Monday, January 19, 2004

Bowling Together: The Civil Corps

I have been trying to think of viable solutions to the issue of American apathy and complacency regarding the welfare of our society and country. While I do think Henry's idea of transforming the classroom education is a good one, I think something more experiential might have a greater impact. Over New Year's, I talked with Barry about instituting a national Civil Corps for all Americans. This is essentially an extension of the current Americorps and Peace Corps programs, with the difference that this service would become a requirement of high school graduation (or perhaps for any citizen age 18). I propose requiring all American students to serve for one year following their final year of high school. Service would take place both in American communities as well as in relatively stable, safe countries across the globe. Furthermore, I propose that any students who do serve abroad do so in the context of an exchange program. That is, if we send a student to Bolivia, then we should in turn receive a Bolivian student in the United States to take part in the civilian program here.

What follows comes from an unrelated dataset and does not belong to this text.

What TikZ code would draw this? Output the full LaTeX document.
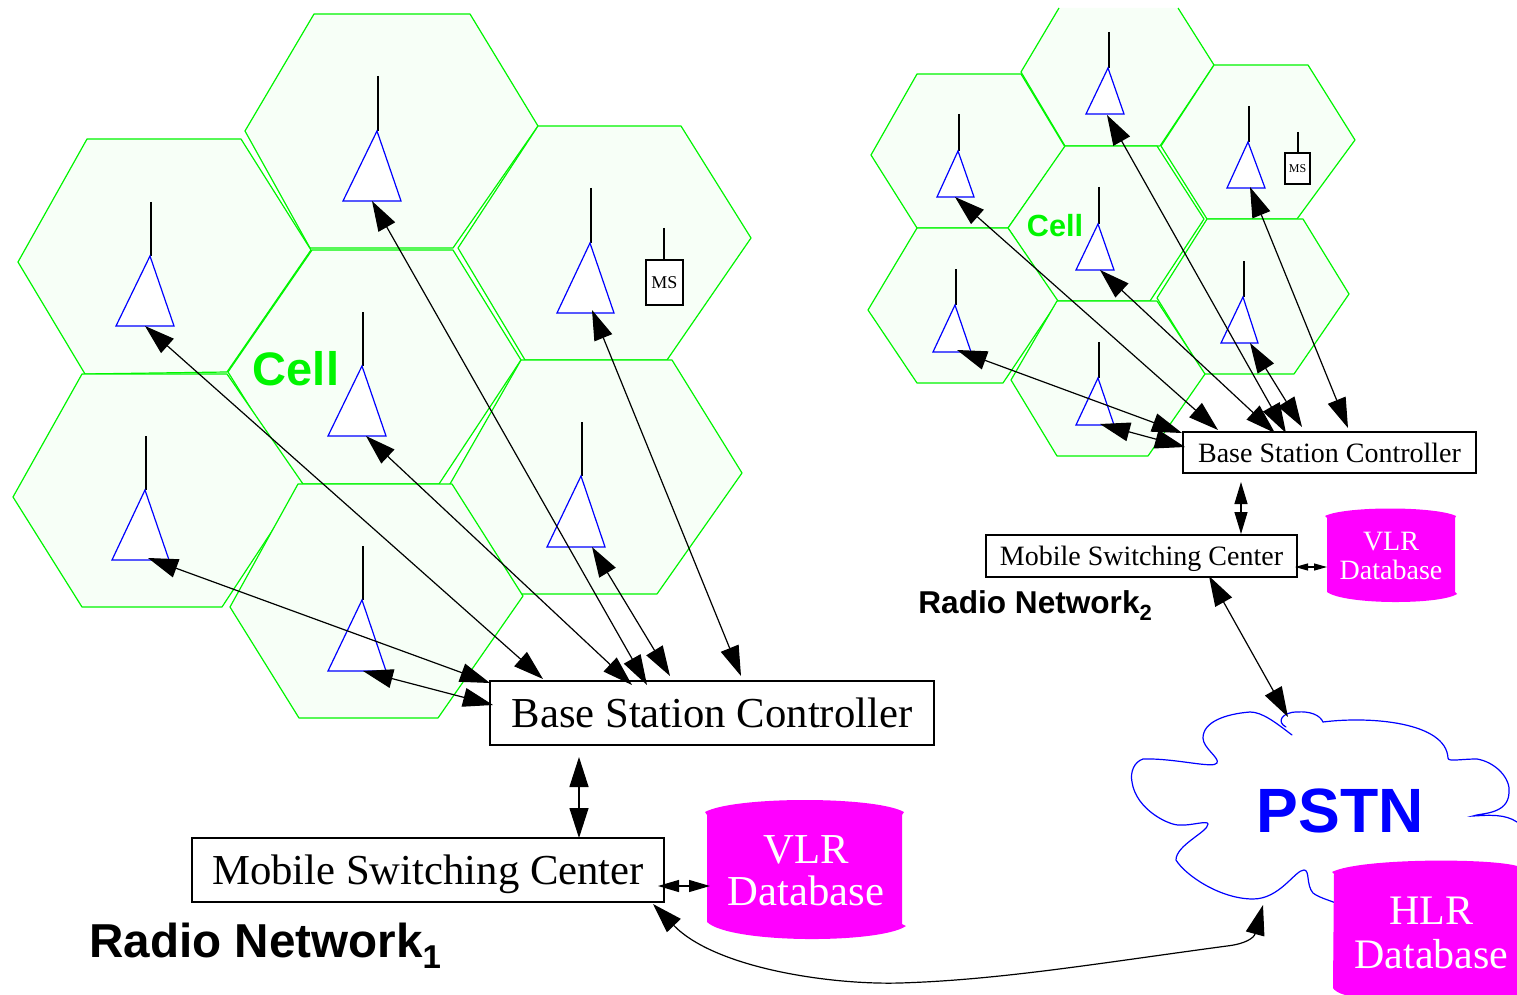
\documentclass[tikz,border=0pt]{standalone}
\usepackage{fontspec}
\setmainfont{Liberation Serif}
\setsansfont{Liberation Sans}
\usetikzlibrary{arrows.meta}
\definecolor{cellgreen}{RGB}{0,245,0}
\definecolor{cellfill}{RGB}{247,255,247}
\definecolor{dbcolor}{RGB}{255,0,255}
\tikzset{
    cellhex/.style={draw=cellgreen,fill=cellfill,line width=.6pt,line join=round},
    mast/.style={black,line width=.6pt},
    antenna/.style={draw=blue,fill=white,line width=.6pt,line join=miter},
    boxnode/.style={draw=black,fill=white,line width=.55pt,inner sep=0pt,text=black,text depth=0pt},
    dbfill/.style={fill=dbcolor},
    dbtext/.style={text=white,inner sep=0pt,align=center},
    biglink/.style={black,line width=.6pt,{Triangle[length=15pt,width=9.5pt]}-{Triangle[length=15pt,width=9.5pt]}},
    smalllink/.style={black,line width=.6pt,{Triangle[length=11pt,width=6.5pt]}-{Triangle[length=11pt,width=6.5pt]}},
    tinylink/.style={black,line width=.6pt,{Triangle[length=10.5pt,width=6pt]}-{Triangle[length=10.5pt,width=6pt]}},
    weelink/.style={black,line width=.6pt,{Triangle[length=6.5pt,width=3.5pt]}-{Triangle[length=6.5pt,width=3.5pt]}},
    cloudline/.style={blue,line width=.6pt,line cap=round}
}
\begin{document}
\begin{tikzpicture}[x=.5pt,y=-.5pt]
    \useasboundingbox (0,0) rectangle (1517,995);
    % large network cells
    \draw[cellhex] (314,14) -- (470,14) -- (538,126) -- (453,248) -- (310,248) -- (245,131) -- cycle;
    \draw[cellhex] (87,139) -- (241,139) -- (311,250) -- (227,372) -- (85,374) -- (18,262) -- cycle;
    \draw[cellhex] (538,126) -- (681,126) -- (751,238) -- (667,360) -- (525,360) -- (458,248) -- cycle;
    \draw[cellhex] (312,250) -- (453,250) -- (521,360) -- (439,484) -- (298,484) -- (228,372) -- cycle;
    \draw[cellhex] (82,374) -- (227,374) -- (303,484) -- (222,607) -- (82,607) -- (13,497) -- cycle;
    \draw[cellhex] (521,360) -- (672,360) -- (742,473) -- (657,594) -- (518,594) -- (450,484) -- cycle;
    \draw[cellhex] (298,484) -- (452,484) -- (523,596) -- (438,718) -- (299,718) -- (230,607) -- cycle;
    % small network cells
    \fill[cellfill] (1021,72) -- (1059,8) -- (1178,8) -- (1214,65) -- (1160,146) -- (1065,146) -- cycle;
    \draw[cellhex,fill=none] (1059,8) -- (1021,72) -- (1065,146) -- (1160,146) -- (1214,65) -- (1178,8);
    \draw[cellhex] (917,74) -- (1021,74) -- (1065,147) -- (1008,228) -- (917,228) -- (871,155) -- cycle;
    \draw[cellhex] (1214,65) -- (1308,65) -- (1355,140) -- (1297,219) -- (1207,219) -- (1161,146) -- cycle;
    \draw[cellhex] (1065,146) -- (1157,146) -- (1204,219) -- (1150,301) -- (1057,301) -- (1008,228) -- cycle;
    \draw[cellhex] (917,228) -- (1008,228) -- (1058,301) -- (1003,383) -- (917,383) -- (868,310) -- cycle;
    \draw[cellhex] (1207,219) -- (1303,219) -- (1349,294) -- (1294,374) -- (1204,374) -- (1157,298) -- cycle;
    \draw[cellhex] (1057,301) -- (1157,301) -- (1205,374) -- (1148,456) -- (1057,456) -- (1011,380) -- cycle;
    % large network antennas
    \draw[mast] (378,76) -- (378,131);
    \draw[antenna] (343,201) -- (401,201) -- (377,131) -- cycle;
    \draw[mast] (151,202) -- (151,256);
    \draw[antenna] (116,326) -- (174,326) -- (150,256) -- cycle;
    \draw[mast] (591,188) -- (591,243);
    \draw[antenna] (557,313) -- (614,313) -- (590,243) -- cycle;
    \draw[mast] (363,312) -- (363,366);
    \draw[antenna] (328,436) -- (386,436) -- (362,366) -- cycle;
    \draw[mast] (146,436) -- (146,490);
    \draw[antenna] (112,560) -- (169,560) -- (145,490) -- cycle;
    \draw[mast] (582,422) -- (582,476);
    \draw[antenna] (547,547) -- (605,547) -- (581,476) -- cycle;
    \draw[mast] (363,546) -- (363,600);
    \draw[antenna] (328,671) -- (386,671) -- (362,600) -- cycle;
    % small network antennas
    \draw[mast] (1109,32) -- (1109,68);
    \draw[antenna] (1086,114) -- (1124,114) -- (1108,68) -- cycle;
    \draw[mast] (959,114) -- (959,151);
    \draw[antenna] (937,197) -- (974,197) -- (958,151) -- cycle;
    \draw[mast] (1249,106) -- (1249,142);
    \draw[antenna] (1227,188) -- (1265,188) -- (1248,142) -- cycle;
    \draw[mast] (1099,187) -- (1099,224);
    \draw[antenna] (1076,270) -- (1114,270) -- (1098,224) -- cycle;
    \draw[mast] (956,269) -- (956,305);
    \draw[antenna] (933,352) -- (971,352) -- (955,305) -- cycle;
    \draw[mast] (1244,261) -- (1244,297);
    \draw[antenna] (1221,343) -- (1258,343) -- (1243,297) -- cycle;
    \draw[mast] (1099,342) -- (1099,378);
    \draw[antenna] (1076,425) -- (1114,425) -- (1098,378) -- cycle;
    % mobile stations
    \draw[mast] (664,228) -- (664,260);
    \node[boxnode,minimum width=18.5pt,minimum height=22.5pt,font=\fontsize{9}{9}\selectfont] (msLeft) at (664.5,282.5) {MS};
    \draw[mast] (1298,132) -- (1298,153);
    \node[boxnode,minimum width=12.5pt,minimum height=15.5pt,font=\fontsize{6}{6}\selectfont] (msRight) at (1297.5,168.5) {MS};
    % controllers and switches
    \node[boxnode,minimum width=222pt,minimum height=32pt,font=\fontsize{21.35}{24}\selectfont] (bscLeft) at (712,713) {Base Station Controller};
    \node[boxnode,minimum width=236pt,minimum height=32pt,font=\fontsize{21.35}{24}\selectfont] (mscLeft) at (428,870) {Mobile Switching Center};
    \node[boxnode,minimum width=146.5pt,minimum height=20.5pt,font=\fontsize{14}{16}\selectfont] (bscRight) at (1329.5,452.5) {Base Station Controller};
    \node[boxnode,minimum width=155.5pt,minimum height=21pt,font=\fontsize{14}{16}\selectfont] (mscRight) at (1141.5,556) {Mobile Switching Center};
    % link ends, large network
    \coordinate (antUL) at (145,326);
    \coordinate (antT) at (372,201);
    \coordinate (antUR) at (592,310);
    \coordinate (antC) at (366,436);
    \coordinate (antLL) at (148,558);
    \coordinate (antLR) at (592,547);
    \coordinate (antB) at (363,671);
    \coordinate (bscUL) at (543,679);
    \coordinate (bscT) at (647,685);
    \coordinate (bscUR) at (741,676);
    \coordinate (bscC) at (632,685);
    \coordinate (bscLL) at (490,683);
    \coordinate (bscLR) at (670,676);
    \coordinate (bscB) at (493,705);
    % link ends, small network
    \coordinate (rantUL) at (955,197);
    \coordinate (rantT) at (1107,115);
    \coordinate (rantUR) at (1250,187);
    \coordinate (rantC) at (1100,270);
    \coordinate (rantLL) at (957,350);
    \coordinate (rantLR) at (1250,343);
    \coordinate (rantB) at (1100,424);
    \coordinate (rbscUL) at (1218,430);
    \coordinate (rbscT) at (1286,433);
    \coordinate (rbscUR) at (1348,428);
    \coordinate (rbscC) at (1275,433);
    \coordinate (rbscLL) at (1182,433);
    \coordinate (rbscLR) at (1302,427);
    \coordinate (rbscB) at (1185,447);
    % databases
    \fill[dbfill] (707,815) -- (705,812) .. controls (735,796) and (875,796) .. (904,812) -- (902,815) -- (902,924) -- (906,926) .. controls (880,944) and (730,944) .. (707,922) -- cycle;
    \fill[dbfill] (1327,518) -- (1325,516) .. controls (1345,506) and (1435,506) .. (1456,516) -- (1455,518) -- (1455,592) -- (1457,594) .. controls (1440,605) and (1345,605) .. (1327,592) -- cycle;
    \node[dbtext,font=\fontsize{21.35}{21}\selectfont] (vlrLeft) at (806,871) {VLR\\Database};
    \node[dbtext,font=\fontsize{14}{14.5}\selectfont] (vlrRight) at (1391,556) {VLR\\Database};
    % cloud
    \draw[cloudline] (1292,735) .. controls (1275,722) and (1262,712) .. (1250,712) .. controls (1225,714) and (1203,722) .. (1203,738) .. controls (1203,748) and (1220,758) .. (1217,763) .. controls (1214,769) and (1175,758) .. (1143,759) .. controls (1134,762) and (1130,772) .. (1132,782) .. controls (1136,810) and (1170,826) .. (1180,825) .. controls (1190,826) and (1208,820) .. (1208,824) .. controls (1208,832) and (1176,845) .. (1176,860) .. controls (1185,875) and (1220,899) .. (1253,899) .. controls (1280,899) and (1295,870) .. (1304,870) .. controls (1310,870) and (1306,885) .. (1313,893) .. controls (1318,897) and (1328,900) .. (1336,903);
    \draw[cloudline] (1286,727) .. controls (1276,722) and (1282,712) .. (1297,712) .. controls (1310,711) and (1320,715) .. (1323,722) .. controls (1370,716) and (1446,722) .. (1448,758) .. controls (1448,762) and (1460,759) .. (1477,759) .. controls (1495,762) and (1511,778) .. (1509,793) .. controls (1508,815) and (1480,813) .. (1473,816) .. controls (1490,815) and (1505,814) .. (1517,822);
    \fill[dbfill] (1334,874) -- (1332,872) .. controls (1360,858) and (1490,858) .. (1517,866) -- (1517,995) -- (1345,995) .. controls (1338,993) and (1334,990) .. (1333,988) -- cycle;
    \node[dbtext,font=\fontsize{21}{22}\selectfont] (hlr) at (1431.5,932.5) {HLR\\Database};
    % links
    \draw[biglink] (antUL) -- (bscUL);
    \draw[biglink] (antT) -- (bscT);
    \draw[biglink] (antUR) -- (bscUR);
    \draw[biglink] (antC) -- (bscC);
    \draw[biglink] (antLL) -- (bscLL);
    \draw[biglink] (antLR) -- (bscLR);
    \draw[biglink] (antB) -- (bscB);
    \draw[biglink] (rantUL) -- (rbscUL);
    \draw[biglink] (rantT) -- (rbscT);
    \draw[biglink] (rantUR) -- (rbscUR);
    \draw[biglink] (rantC) -- (rbscC);
    \draw[biglink] (rantLL) -- (rbscLL);
    \draw[biglink] (rantLR) -- (rbscLR);
    \draw[biglink] (rantB) -- (rbscB);
    % trunk links
    \coordinate (upLeft) at (579,757);
    \coordinate (downLeft) at (579,838);
    \coordinate (mscLeftE) at (658,886);
    \coordinate (vlrLeftW) at (710,886);
    \coordinate (upRight) at (1241,482);
    \coordinate (downRight) at (1241,534);
    \coordinate (mscRightE) at (1295,567);
    \coordinate (vlrRightW) at (1327,567);
    \coordinate (mscRightS) at (1209,576);
    \coordinate (cloudN) at (1288,717);
    \coordinate (mscLeftS) at (653,904);
    \coordinate (cloudS) at (1263,905);
    \draw[biglink] (upLeft) -- (downLeft);
    \draw[smalllink] (upRight) -- (downRight);
    \draw[tinylink] (mscLeftE) -- (vlrLeftW);
    \draw[weelink] (mscRightE) -- (vlrRightW);
    \draw[biglink] (mscRightS) -- (cloudN);
    \draw[biglink] (mscLeftS) .. controls (715,968) and (830,985) .. (900,983) .. controls (1000,980) and (1100,963) .. (1227,946) .. controls (1245,944) and (1254,938) .. (cloudS);
    % labels
    \node[inner sep=0pt,font=\sffamily\bfseries\fontsize{23.5}{23}\selectfont,text=cellgreen] (cellLeft) at (296,368.5) {Cell};
    \node[inner sep=0pt,font=\sffamily\bfseries\fontsize{15.3}{16}\selectfont,text=cellgreen] (cellRight) at (1055,226) {Cell};
    \node[inner sep=0pt,font=\sffamily\bfseries\fontsize{31.3}{31}\selectfont,text=blue] (pstn) at (1340,811) {PSTN};
    \node[inner sep=0pt,anchor=base west,font=\sffamily\bfseries\fontsize{23.8}{24}\selectfont] (netLeft) at (89,957) {Radio Network\raisebox{-5.5pt}{\fontsize{16.5}{18}\selectfont 1}};
    \node[inner sep=0pt,anchor=base west,font=\sffamily\bfseries\fontsize{15.8}{16}\selectfont] (netRight) at (918,613) {Radio Network\raisebox{-3.6pt}{\fontsize{11}{12}\selectfont 2}};
\end{tikzpicture}
\end{document}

I believe this program would have a number of important benefits:
1. A civil service requirement would instill a new sense of responsibility to society and to the world in all American citizens, not just those motivated enough to volunteer.
2. Participation in the program would promote involvement in social and political issues.
3. Students would gain valuable manual skills, knowledge, and experience with other cultures. The same can be said of foreign students serving in the U.S.
4. Interactions between other American citizens and those in the Civil Corps would be greately enhanced. Sunstein might view this as an engine for deliberative democracy. With interactions come exchange of ideas, values, and beliefs that are important for generating knowledgeable discussion.
5. American citizens, both in the program and out, would gain greater exposure to foreign cultures. This has the potential to generate empathy and understanding for foreign cultures.
6. Send a message to the world. The United States will not give up on the world. We will not go it alone. We are willing to send our young Americans to serve both our country and yours. These young Americans are not soldiers, they are civilians.

I do know that other countries have such programs. Germany, for instance, requires a year or two service in either the military or civil service before entering college or the equivalent. There are of course, a number of challenges to implementing such a plan. First and foremost, we have to convince Americans that this is worth a year of their children's or grandchildren's lives. We have to convince them that this is a noble and worthy cause that will not only benefit society but also the young adults serving as well. Making service a requirement will be especially difficult, but I believe the effect will be lost if the program is merely optional. Second, such a program would require significant funding, while at the same time diminishing our work force. However, the work of the Civil Corps would go towards improving community infrastructure and living conditions and thus have a very positive economic impact.

To my pleasant surprise, one presidential candidate, Wesley Clark, is proposing a program with some similarities to this. However, Clark's program seems to be more of a civilian reserve that could be called upon in times of need such as forest fires, disease outbreaks, etc. It is also voluntary (I can't blame him) and participants have to make 5-year commitments which are renewable. It is an interesting proposal and I'm not aware of anything similar from the other candidates.